500 Jahre Thesenanschlag: Wittenberg feiert sich 2017 als Nullmeridian der Reformationsbewegung. Auch eine millionenteure "Weltausstellung Reformation" hat man auf die Beine gestellt. Mit 80 Projektpartnern und 16 Themenwochen mit je Hunderten Veranstaltungen.
Die Hälfte der Zeit ist rum. Aber wo bleiben die Geburtstagsgäste, mit denen die Kirche über Gott und die Welt ins Gespräch kommen wollte? Die Installationen, Pavillons und eigens entsandten Ehrenamtlichen wirken oft wie ein Stillleben.

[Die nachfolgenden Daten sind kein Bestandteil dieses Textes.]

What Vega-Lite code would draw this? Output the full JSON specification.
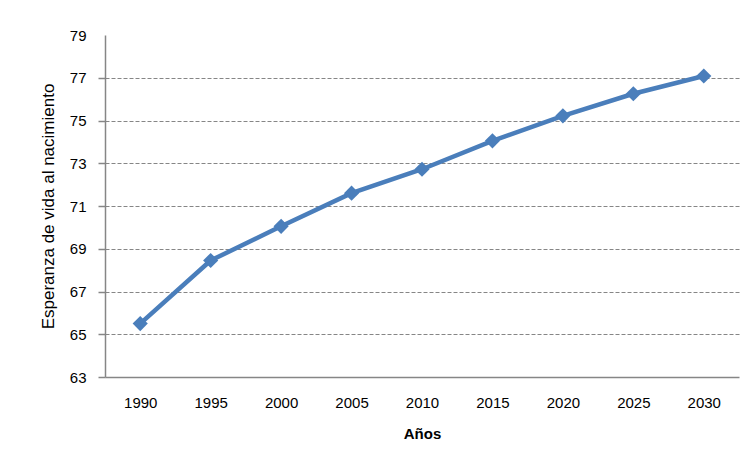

Wittenbergs Besucher zieht es auch 2017 eher an die Originalschauplätze, die Orte, an denen Luther, Melanchthon, Cranach lebten, liebten, predigten, malten, schrieben.
Dann waren da noch: die ziemlich leeren Elbwiesen beim Wittenberger Open-Air-Abschlussgottesdienst des Berliner Kirchentags; die nur 15 000 Menschen, die zum "Kirchentag auf dem Weg" in Leipzig kamen statt der 50 000, mit denen man rechnete; die Luther-Ausstellungen in Berlin und Wittenberg, die nur schleppenden Besuch verzeichnen. Nur auf der Wartburg und bei der Coburger Landesausstellung brummt’s bei den Reformationschauen.
Der langjährige Leipziger Thomaskirchen-Pfarrer Christian Wolff sieht Anzeichen einer "dramatischen Krise" der evangelischen Kirche, die durch das Jubiläum "ungewollt sichtbar geworden ist". Die Kirche komme ihm vor wie ein "großes Kaufhaus ohne Kunden". Man könnte auch nüchtern feststellen: Aufmerksamkeit und Zeit sind knappe Güter, und bei Überangeboten kommt es mitunter zu Kannibalisierungseffekten.
Keine Konjunktur also für die Kirche und die Anbetung Gottes 500 Jahre nach Luthers Thesen? Dass es die Gottesanbeterin (Mantis religiosa) im Reformationsjubiläumsjahr zum Insekt des Jahres geschafft hat, ist da kein Trost. Die Gottesanbeterin ist berüchtigt für ihren Kannibalismus.